Sikap muslim terhadap hasil ijtihad
Kebenaran hasil ijtihad bersifat dzanniyah (persangkaan kuat kepada benar). Karena itu mungkin saja hasil ijtihad di antara para mujtahid berbeda-beda. Oleh sebab itu, kita tidak dapat menentukan secara mutlak mana yang benar dan mana yang salah dari hasil ijtihad mereka, karena yang dapat mengukur kebenaran secara mutlak hanyalah Allah. Hal ini diisyaratkan Nabi dalam sabdanya: “Seorang hakim apabila berijtihad kemudian dapat mencapai kebenara, maka ia mendapat dua pahala. Apabila ia berijtihad kemudian tidak mencapai kebenaran, maka ia mencapai satu pahala.” (HR. Bukhari dan Muslim).
Kontribusi umat Islam dalam perumusan dan penegakan hukum nasional
Dapat dilihat dengan diundangkannya beberapa peraturan yang berkaitan dengan hukum Islam.

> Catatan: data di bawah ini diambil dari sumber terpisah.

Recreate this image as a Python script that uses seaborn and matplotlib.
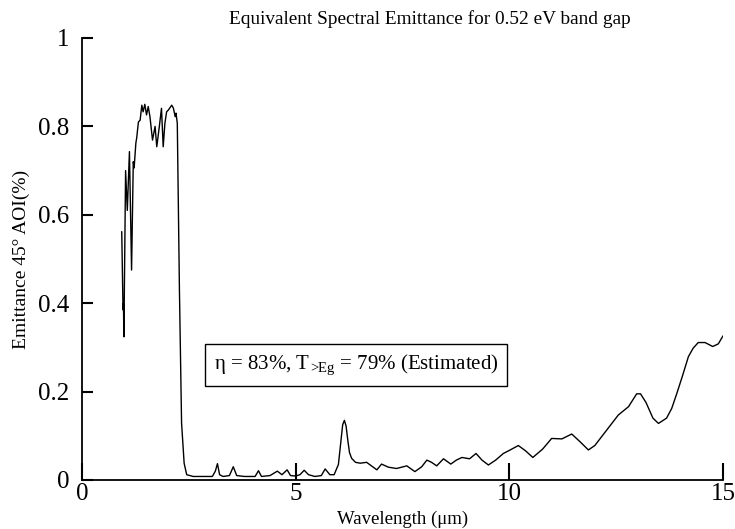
import matplotlib
matplotlib.use("Agg")
import matplotlib.pyplot as plt
import seaborn as sns
import pandas as pd

wavelength = [0.93, 0.95, 0.96, 0.97, 0.98, 1.02, 1.06, 1.11, 1.16, 1.20, 1.22, 1.26, 1.28,
              1.32, 1.36, 1.40, 1.43, 1.47, 1.51, 1.55, 1.59, 1.65, 1.71, 1.75, 1.81,
              1.86, 1.90, 1.94, 1.98, 2.02, 2.10, 2.14, 2.18, 2.20, 2.23, 2.26, 2.28,
              2.33, 2.39, 2.45, 2.6, 2.8, 3.05, 3.12, 3.17, 3.22, 3.3, 3.45, 3.54,
              3.62, 3.8, 4.05, 4.13, 4.2, 4.4, 4.57, 4.68, 4.80, 4.88, 5.0, 5.1, 5.2,
              5.3, 5.45, 5.6, 5.69, 5.8, 5.9, 6.0, 6.05, 6.1, 6.14, 6.18, 6.22, 6.26,
              6.31, 6.4, 6.51, 6.66, 6.8, 6.9, 7.01, 7.17, 7.36, 7.6, 7.79, 7.95, 8.07,
              8.18, 8.30, 8.46, 8.63, 8.76, 8.89, 9.07, 9.22, 9.36, 9.51, 9.68, 9.86,
              10.02, 10.21, 10.38, 10.55, 10.78, 10.99, 11.23, 11.46, 11.65, 11.85,
              12.0, 12.16, 12.35, 12.55, 12.79, 12.98, 13.07, 13.2, 13.36, 13.49,
              13.68, 13.8, 13.92, 14.05, 14.19, 14.3, 14.42, 14.58, 14.76, 14.89, 15.0]
emittance = [0.562, 0.44, 0.385, 0.40, 0.324, 0.70, 0.61, 0.743, 0.475, 0.72, 0.706, 0.762,
             0.774, 0.81, 0.814, 0.848, 0.833, 0.85, 0.826, 0.845, 0.822, 0.769, 0.80,
             0.754, 0.80, 0.841, 0.754, 0.807, 0.833, 0.837, 0.848, 0.841, 0.822, 0.83,
             0.807, 0.58, 0.43, 0.129, 0.038, 0.012, 0.008, 0.008, 0.008, 0.02, 0.037,
             0.012, 0.008, 0.01, 0.03, 0.01, 0.008, 0.008, 0.021, 0.008, 0.01, 0.02,
             0.012, 0.023, 0.01, 0.009, 0.012, 0.022, 0.012, 0.008, 0.01, 0.025, 0.012,
             0.012, 0.035, 0.08, 0.125, 0.135, 0.122, 0.09, 0.062, 0.049, 0.04, 0.038,
             0.04, 0.03, 0.023, 0.036, 0.029, 0.026, 0.032, 0.019, 0.03, 0.045, 0.04,
             0.032, 0.048, 0.036, 0.045, 0.051, 0.048, 0.06, 0.045, 0.034, 0.045, 0.06,
             0.068, 0.078, 0.066, 0.051, 0.07, 0.094, 0.093, 0.104, 0.087, 0.068, 0.078,
             0.098, 0.122, 0.147, 0.166, 0.195, 0.195, 0.175, 0.14, 0.128, 0.14, 0.162,
             0.196, 0.235, 0.279, 0.298, 0.311, 0.311, 0.302, 0.308, 0.326]

x_ticks = [0, 5, 10, 15]
y_ticks = [0, 0.2, 0.4, 0.6, 0.8, 1]
y_tick_labels = ["0", "0.2", "0.4", "0.6", "0.8", "1"]

title = "Equivalent Spectral Emittance for 0.52 eV band gap"
xlabel = "Wavelength (μm)"
ylabel = "Emittance 45° AOI(%)"
annotation = r"η = 83%, T$_{\mathrm{>}\!\!\mathrm{Eg}}$ = 79% (Estimated)"

sns.set_theme(style="ticks")
plt.rcParams["font.family"] = ["Liberation Serif", "DejaVu Serif"]
plt.rcParams["mathtext.fontset"] = "custom"
plt.rcParams["mathtext.rm"] = "Liberation Serif"
plt.rcParams["mathtext.it"] = "Liberation Serif:italic"

df = pd.DataFrame({"wavelength": wavelength, "emittance": emittance})

fig = plt.figure(figsize=(7.35, 5.29), dpi=100)
ax = fig.add_axes([82 / 735, 1 - 480 / 529, (723 - 82) / 735, (480 - 38) / 529])
sns.lineplot(data=df, x="wavelength", y="emittance", ax=ax, color="black",
             linewidth=1.0, sort=False, estimator=None)

ax.set_xlim(0, 15)
ax.set_ylim(0, 1)
ax.set_xticks(x_ticks)
ax.set_xticklabels([str(t) for t in x_ticks])
ax.set_yticks(y_ticks)
ax.set_yticklabels(y_tick_labels)
ax.tick_params(axis="x", direction="in", length=12, width=1.5, labelsize=18, pad=2, colors="black")
ax.tick_params(axis="y", direction="in", length=8, width=1.5, labelsize=18, pad=9, colors="black")
for s in ["top", "right"]:
    ax.spines[s].set_visible(False)
for s in ["left", "bottom"]:
    ax.spines[s].set_linewidth(1.3)
    ax.spines[s].set_color("black")

ax.set_xlabel(xlabel, fontsize=13.5, labelpad=4, color="black")
ax.set_ylabel(ylabel, fontsize=14, labelpad=6, color="black")
fig.text(0.585, 1 - 24 / 529, title, ha="center", va="baseline", fontsize=13.9, color="black")

ax.text(6.41, 0.26, annotation, ha="center", va="center", fontsize=15, color="black",
        bbox=dict(boxstyle="square,pad=0.42", facecolor="white", edgecolor="black", linewidth=1.0))

fig.savefig("out.png", dpi=100)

Di antaranya: UU No.1 Tahun 1974 tentang Perkawinan, PP No.28 Tahun 1977 tentang Perwakafan Tanah Milik, UU No.7 Thn 1979 tentang Peradilan Agama, Inpres No.1 Tahun 1991 tentang KHI, UU No.38 Tahun 1999 tentang Pengelolaan Zakat, dan UU No.17 Tahun 1999 tentang Penyelenggaraan Ibadah haji.